The major technological challenges faced by biomass fuels include: (a) to reliably produce and deliver large quantities of biomass to conversion facilities (e.g.,1000-2000 t/day of biomass daily from within a range of 80 km) at a cost of between $1.50 and $2.00/GJ; (b) large increases in bioproductivity and conversion efficiency using less energy and capital (e.g., to produce 270 litres of gasoline-equivalent per tons of dry matter, i.e., twice the current levels, at a total cost of about $0.26 to $0.32/1); and (c) to increase efficiency in harvesting, handling, and storage of biomass (Hall and Rosillo-Calle, 1991).
Technology transfer has been widely advocated in the past as the best way for developing countries to obtain access to new technologies (Hoffman and McNelis, 1986). It should be regarded as an important component in speeding up the process of modernization of bioenergy. As shown by the case studies on ethanol distillation plants, biogas, charcoal production, improved stoves and gasifiers, the technologies are often universally available so that technology transfer to optimize production and conversion can be quite easy given the appropriate institutional structure and financial incentives - especially in comparison with fossil fuels. Indeed a number of developing countries could adapt and improve the technologies for these so-called modem biofuels. However, technology transfer is a complex process and must be adapted to the prevailing socioeconomic conditions if it is to succeed. This point has been clearly proved by the KCJ case study, where a Thai technology was modified and widely disseminated in Nairobi, Kenya, because of the strong involvement of various sectors, government, NGOs, the informal sector and local entrepreneurs.
Technological constraints have often limited propagation of the biomass-energy technologies since their cost and performance deficiencies fare poorly in comparison with more commercial alternatives. The USDOE (1990, p. 15) have identified the following technical constraints: "resource access, conversion efficiency, lifetime and reliability, market compatibility and manufacturability. They also usually involve limits to scientific knowledge, unsolved engineering problems, unavailability of required materials or production techniques, maintenance difficulties etc. (USDOE, 1990). Lack of contacts and cooperation between scientists in the developing world and entrepreneurs, sometimes exaggerated claims by scientists and enthusiasts alike which did not stand up to scrutiny and resulted in loss of credibility etc., have often been major obstacles to more rapid introduction of alternative energy technologies. Testing unproven technologies in remote rural areas often leads to failure of the project which then creates prejudices against the technology (as shown in the South Pacific study).

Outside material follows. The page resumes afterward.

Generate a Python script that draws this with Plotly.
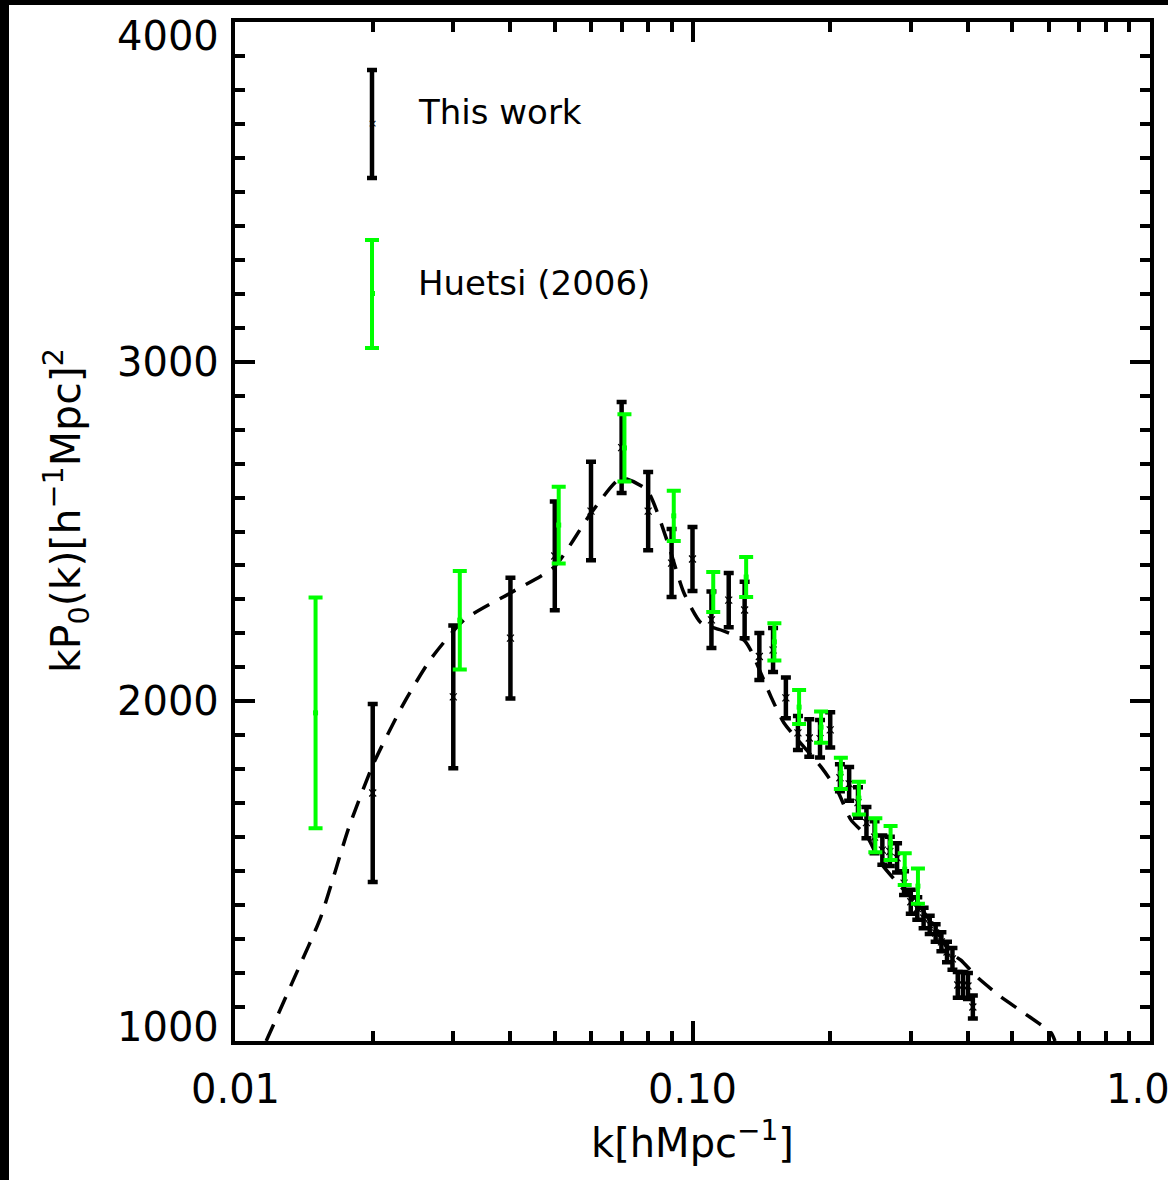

The most important obstacles to technology transfer, however, are the lack of trained personnel, lack of understanding of local circumstances, and the absence of an extensive basic scientific and technical support structures - with the interdisciplinary and multidisciplinary collaboration which is required for modernizing bioenergy. This is clearly demonstrated in chapter I. Training and extension services are vital for the success of technology transfer. Also, information on the technology must be available in a form suitable to the end-user, and the technology must be seen to be reliable. The training of human resources is therefore paramount and should be oriented toward supporting locallybased applications engineering and development. Most of the renewable energy technologies have been developed in the industrialized countries and many of those are too expensive for widespread use in developing countries (Hoffman and NcNelis, 1986) unless they are adapted to local manufacture and maintenance as with over 500 sugarcane alcohol fermentation and distillation plants manufactured in Brazil since the late 1970s. R & D must take into account local, environmental and socioeconomic conditions in order to really produce "bioenergy technologies for development".

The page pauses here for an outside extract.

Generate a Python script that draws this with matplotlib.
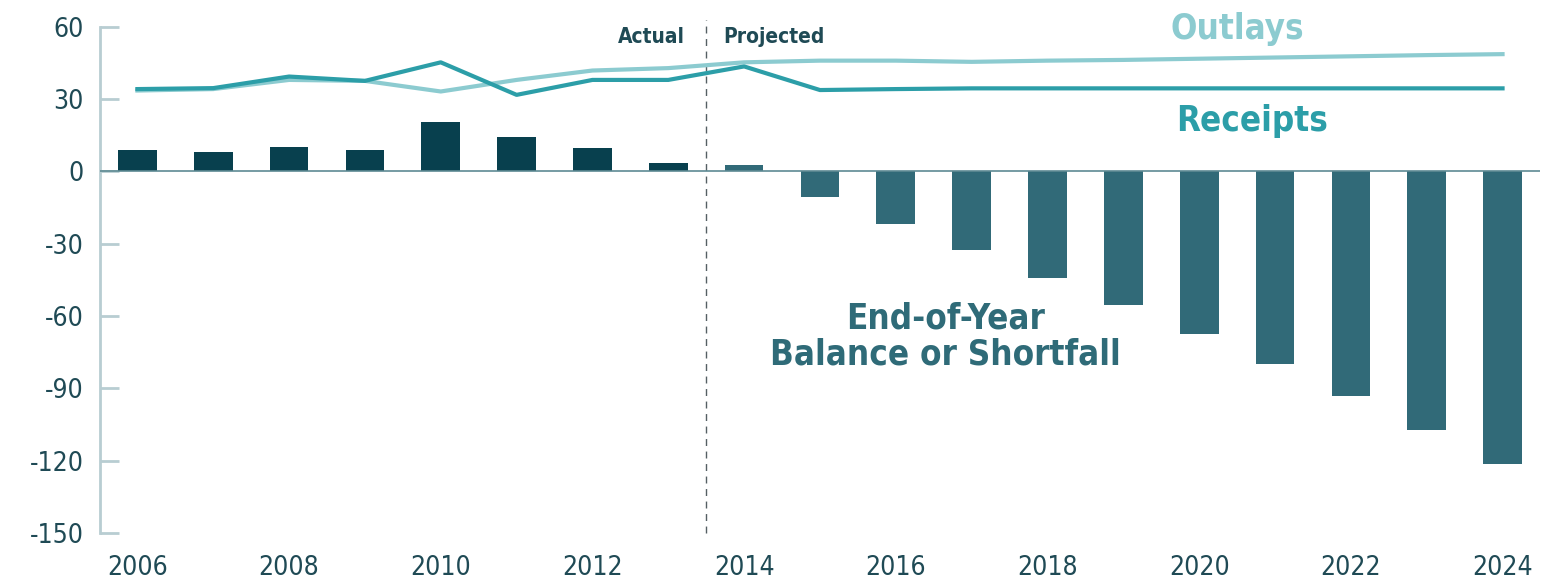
import numpy as np
import matplotlib
matplotlib.use("Agg")
import matplotlib.pyplot as plt

plt.rcParams['font.family'] = ['DejaVu Sans']
plt.rcParams['font.stretch'] = 'condensed'
plt.rcParams['axes.unicode_minus'] = False

# datos
years = list(range(2006, 2025))
balance = [9.0, 8.1, 10.1, 9.0, 20.5, 14.3, 9.9, 3.7, 2.5,
           -10.4, -21.8, -32.6, -44.0, -55.4, -67.6, -79.9, -93.3, -107.2, -121.4]
outlays = [33.6, 34.2, 38.0, 37.6, 33.2, 38.0, 41.9, 42.9, 45.3,
           46.0, 46.0, 45.5, 46.0, 46.3, 46.8, 47.3, 47.8, 48.3, 48.7]
receipts = [34.2, 34.6, 39.4, 37.6, 45.3, 31.8, 38.0, 38.0, 43.6,
            33.8, 34.2, 34.5, 34.5, 34.5, 34.5, 34.5, 34.5, 34.5, 34.5]
last_actual = 2013
yticks = [60, 30, 0, -30, -60, -90, -120, -150]
xticks = list(range(2006, 2025, 2))

c_actual = '#08404e'
c_proj = '#316a78'
c_out = '#8ccbd0'
c_rec = '#2c9ea8'
c_text = '#1f4a55'

fig = plt.figure(figsize=(15.42, 5.85), dpi=100)
ax = fig.add_axes([0.065, 0.089, 0.934, 0.865])

colores = [c_actual if y <= last_actual else c_proj for y in years]
ax.bar(years, balance, width=0.51, color=colores, zorder=2)
ax.axhline(0, color='#5e8a93', lw=1.2, zorder=3)

ax.plot(years, outlays, color=c_out, lw=3, zorder=4)
ax.plot(years, receipts, color=c_rec, lw=3, zorder=5)

# linea de separacion actual/proyectado
ax.plot([last_actual + 0.5, last_actual + 0.5], [-150, 63], ls=(0, (5, 4)),
        color='#555f63', lw=1.0, clip_on=False, zorder=1)
ax.text(last_actual + 0.22, 56, 'Actual', ha='right', va='center',
        fontsize=15, fontweight='bold', color=c_text)
ax.text(last_actual + 0.72, 56, 'Projected', ha='left', va='center',
        fontsize=15, fontweight='bold', color=c_text)

ax.text(2020.5, 59, 'Outlays', ha='center', va='center', fontsize=25,
        fontweight='bold', color=c_out)
ax.text(2020.7, 21, 'Receipts', ha='center', va='center', fontsize=25,
        fontweight='bold', color=c_rec)
ax.text(2016.65, -68.5, 'End-of-Year\nBalance or Shortfall', ha='center', va='center',
        fontsize=25, fontweight='bold', color='#2f6b78', linespacing=1.05)

ax.set_xlim(2005.51, 2024.5)
ax.set_ylim(-150, 60)
ax.set_yticks(yticks)
ax.set_xticks(xticks)
ax.tick_params(axis='y', direction='in', length=14, width=2, color='#b8cdd2',
               labelsize=19, labelcolor=c_text, pad=12)
ax.tick_params(axis='x', length=0, labelsize=19, labelcolor=c_text, pad=16)

for s in ['top', 'right', 'bottom']:
    ax.spines[s].set_visible(False)
ax.spines['left'].set_color('#b8cdd2')
ax.spines['left'].set_linewidth(2)

fig.savefig('out.png', dpi=100)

Technically simple projects do not always receive the greatest priority in many developing countries. Often, it is scientists with extensive credentials, and who follow developed countries models, who tend to influence planners and dominate funding, while often accomplishing little that is applicable to the needs of the great majority of the people. As shown in this report, technology should not only be readily transferable, but also flexible. Indigenous technology may well prove a fertile startingpoint for many innovative activities. Many technological innovations in the rural sector owe much to the creativity, ingenuity and skill, not necessarily of research scientists, but of local farmers, artisans and entrepreneurs.
The Chinese Government, for example, has been supportive of technology transfer. Official policy has been to push research institutes into pursuing practical engineering problems, e.g., biogas technology is supported by a large and long-standing R & D programme. There are over 100 scientific research institutes in China carrying out biogas-related research, and more than 50 experimental stations have been created to develop new techniques, standardize procedures and train technicians in biogas technologies. The actual involvement of the industry and local entrepreneurs in biogas dissemination is difficult to gauge because of the given, but changing socioeconomic pattern in China. However, in general, the result has been several major improvements in renewable energy systems, construction materials etc.
India also has developed institutional mechanisms for strengthening the technology-transfer system of biomass energy technologies. Some of these mechanisms include the setting up of state agencies to support entrepreneurs, market support, sponsoring R. D & D projects, the creation of biomass-related programmes such as the National Biogas and Improved Chullah Programmes, and the establishment of biomass research centres. Saxena and Vasudevan (1991) conclude that although these efforts have met with some success, most biomassenergy technologies have not yet reached a stage where market forces alone can make the adoption of these technologies possible. A successful instrument in transferring such biomass technologies appears to have been the creation of an artisan network in rural areas to train youths in the operation and maintenance of these technologies.